Steph Peterson, Staff Writer

Every day you wake up for school around 6:00 am, get dressed, maybe eat breakfast, hopefully brush your teeth, then go to school. You spend seven grueling hours at school, get a ton of homework, and get told that you have yet another test coming up. Once you get home and start to work on your homework, you try to get it done as fast as possible instead of actually focusing on learning the actual content. This is because the school system we are a part of is so focused on having students complete assignments and pass tests. We are forced to rush through the piles of homework to get credit rather than actually learning it.

Why did school end up being a place where learning seems to be so low on the lists of tasks given to us on a day to day basis?

Teachers pile on so much homework every night that it is impossible to absorb any of the material that you are given because while you are busy integrating functions, in the back of your mind is the five chapters you have to read for Language Arts, the Pogil you need to fill out for science, or the twenty plus flash cards you need to make for social studies. And this doesn’t even equate to half of the things you have to do each night.

What about extracurriculars like sports or the arts?

What about having a job or helping out around the house?

Each year we get the talk from our counselors about rounding ourselves out to make it easier for us to get into college. They recommend joining clubs and doing community service, but how are we supposed to be doing these things when some nights we only have time to eat dinner and do homework? And those are the good nights, when all you have to do is eat and do homework, because then maybe, one or two nights out of the entire week you actually get an adequate amount of sleep. The bad nights are when you have hours of homework, along with three tests to study for, and you also have a two hour practice of some sort. That’s when the flaws of the education system really show. Because in those cramped nights, instead of trying to learn the content, you blindly fill out each review guide, flip to the back of the book to get the answers to odd numbered problems, or Google the answer to each question. The issue with this, though, is that when you turn in the homework that you finished last night you get 100% for completion. And hey, you might even do really well on the test if you memorized the study guide well enough. You’re getting good grades, but you are never really learning anything.

The only thing school teaches you to do is how to produce good grades in high school, but what about college?

How is knowing that the mitochondria is the powerhouse of the cell going to help me figure out how to pay bills?

We all get that the mitochondria is the powerhouse of the cell, we have all easily heard that once a year in science since the seventh grade. How about actually teaching us something that will have at least some form of impact on our lives, because odds are cell organelles are not going to help you pay off your student loans. Or here’s an idea: teach us how to study for tests in a way that is not just memorizing. High school is supposed to be preparation for college, yet why do thirty percent of college students drop out after their first year of college, while fifty percent never end up graduating? (Read more)

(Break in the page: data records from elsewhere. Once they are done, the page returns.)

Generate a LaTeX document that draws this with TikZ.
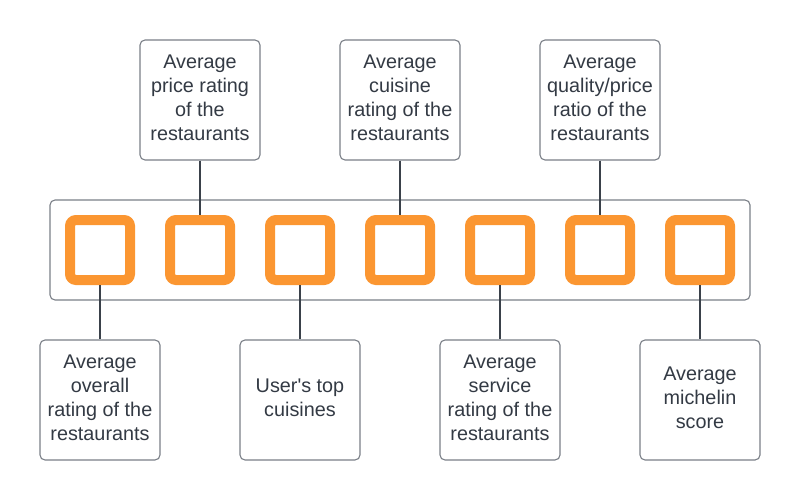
\documentclass[tikz,border=0pt]{standalone}
\usepackage{fontspec}
\setmainfont{Liberation Sans}
\definecolor{boxgray}{HTML}{7A7F87}
\definecolor{linegray}{HTML}{3A414A}
\definecolor{txtgray}{HTML}{333A44}
\definecolor{orng}{HTML}{FB9631}
\newcommand{\lbltext}[1]{\raisebox{2.5pt}{\begin{tabular}{@{}c@{}}#1\end{tabular}}}
\begin{document}
\begin{tikzpicture}[x=1pt,y=-1pt,
  label box/.style={draw=boxgray, line width=1.1pt, fill=white, rounded corners=5pt,
    minimum width=120pt, minimum height=120pt, inner sep=0pt,
    text=txtgray, font=\fontsize{19.8}{24}\selectfont},
  slotbox/.style={draw=orng, line width=10pt, rounded corners=6pt,
    minimum width=60pt, minimum height=60pt, inner sep=0pt, outer sep=5pt},
  link/.style={draw=linegray, line width=1.2pt}]
\useasboundingbox (0,0) rectangle (800,500);
\node[draw=boxgray, line width=1.1pt, rounded corners=5pt, minimum width=700pt,
  minimum height=100pt, inner sep=0pt] (frame) at (400,250) {};
\foreach \i in {1,...,7} {
  \node[slotbox] (s\i) at (\i*100,250) {};
}
\node[label box] (t1) at (200,100) {\lbltext{Average\\price rating\\of the\\restaurants}};
\node[label box] (t2) at (400,100) {\lbltext{Average\\cuisine\\rating of the\\restaurants}};
\node[label box] (t3) at (600,100) {\lbltext{Average\\quality/price\\ratio of the\\restaurants}};
\node[label box] (b1) at (100,400) {\lbltext{Average\\overall\\rating of the\\restaurants}};
\node[label box] (b2) at (300,400) {\lbltext{User\textquotesingle s top\\cuisines}};
\node[label box] (b3) at (500,400) {\lbltext{Average\\service\\rating of the\\restaurants}};
\node[label box] (b4) at (700,400) {\lbltext{Average\\michelin\\score}};
\draw[link] (t1) -- (s2);
\draw[link] (t2) -- (s4);
\draw[link] (t3) -- (s6);
\draw[link] (s1) -- (b1);
\draw[link] (s3) -- (b2);
\draw[link] (s5) -- (b3);
\draw[link] (s7) -- (b4);
\end{tikzpicture}
\end{document}
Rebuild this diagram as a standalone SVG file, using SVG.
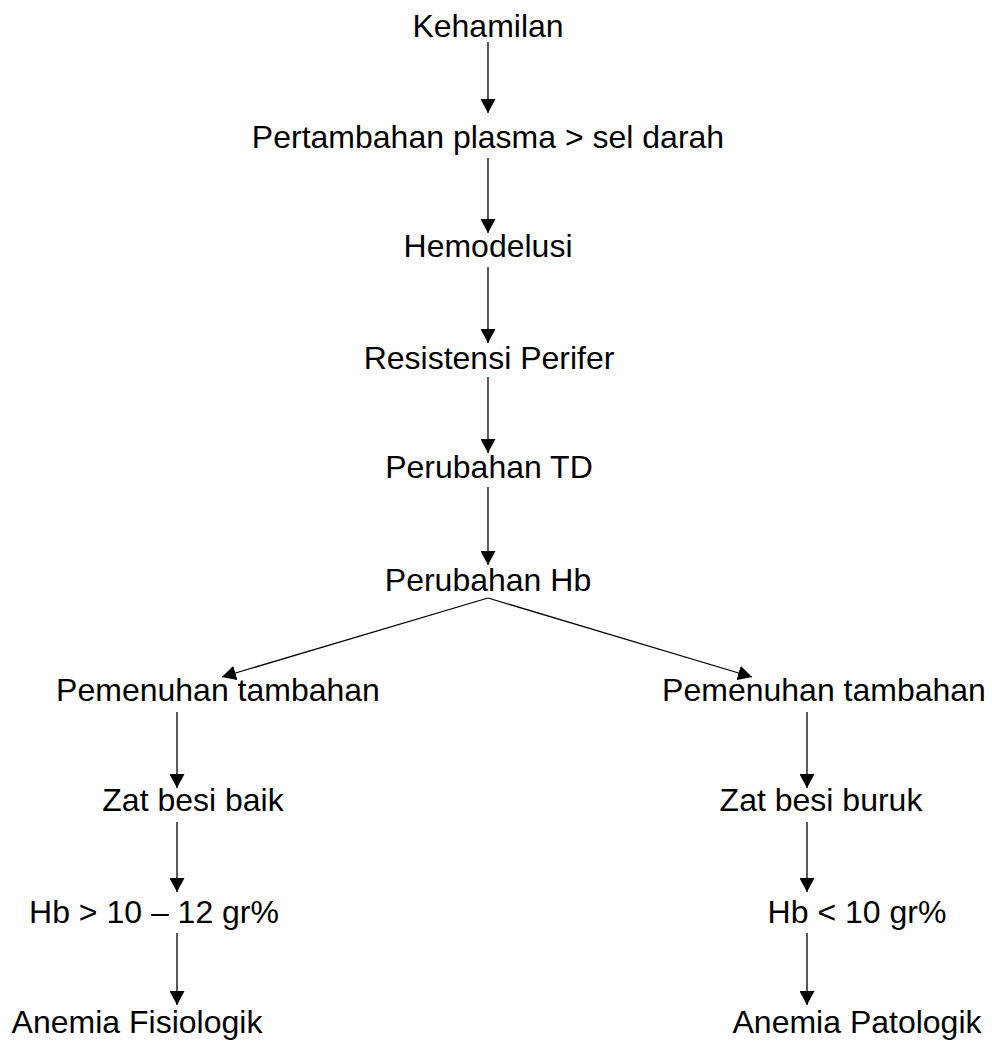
<svg xmlns="http://www.w3.org/2000/svg" width="992" height="1042" viewBox="0 0 992 1042">
<defs>
<marker id="ah" markerUnits="userSpaceOnUse" markerWidth="14" markerHeight="15" refX="14" refY="7.5" orient="auto">
<path d="M0,0 L14,7.5 L0,15 Z" fill="#000"/>
</marker>
<style>
text{font-family:"Liberation Sans",Arial,sans-serif;font-size:32px;fill:#000;text-anchor:middle}
.c line{stroke:#000;stroke-width:1.3;marker-end:url(#ah)}
</style>
</defs>
<rect width="992" height="1042" fill="#fff"/>
<g id="n1"><text x="488" y="37">Kehamilan</text></g>
<g id="n2"><text x="488" y="148">Pertambahan plasma &gt; sel darah</text></g>
<g id="n3"><text x="488" y="257">Hemodelusi</text></g>
<g id="n4"><text x="489" y="369">Resistensi Perifer</text></g>
<g id="n5"><text x="489" y="478">Perubahan TD</text></g>
<g id="n6"><text x="488" y="591">Perubahan Hb</text></g>
<g id="n7"><text x="218" y="701">Pemenuhan tambahan</text></g>
<g id="n8"><text x="824" y="701">Pemenuhan tambahan</text></g>
<g id="n9"><text x="193" y="811">Zat besi baik</text></g>
<g id="n10"><text x="821" y="811">Zat besi buruk</text></g>
<g id="n11"><text x="154" y="923">Hb &gt; 10 – 12 gr%</text></g>
<g id="n12"><text x="857" y="923">Hb &lt; 10 gr%</text></g>
<g id="n13"><text x="137" y="1033">Anemia Fisiologik</text></g>
<g id="n14"><text x="857" y="1033">Anemia Patologik</text></g>
<g id="connectors" class="c">
<line x1="488" y1="42" x2="488" y2="113"/>
<line x1="488" y1="158" x2="488" y2="233"/>
<line x1="488" y1="267" x2="488" y2="343"/>
<line x1="488" y1="377" x2="488" y2="453"/>
<line x1="488" y1="487" x2="488" y2="565"/>
<line x1="488" y1="598" x2="222" y2="677"/>
<line x1="488" y1="598" x2="752" y2="677"/>
<line x1="177" y1="712" x2="177" y2="788"/>
<line x1="177" y1="822" x2="177" y2="892"/>
<line x1="177" y1="933" x2="177" y2="1005"/>
<line x1="807" y1="712" x2="807" y2="788"/>
<line x1="807" y1="822" x2="807" y2="892"/>
<line x1="807" y1="933" x2="807" y2="1005"/>
</g>
</svg>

Maybe it’s the fact that school says that many things are imperative to your education, but that are actually virtually useless to most of the students.

Ever notice how our parents are never talking about the War of 1812, but we constantly hear them talking about taxes and bills?

It might be an irrational thought but maybe school should teach us things that will be helpful in life. But it’s fine, I will gladly make another cell analogy project. After all there are already hundreds online.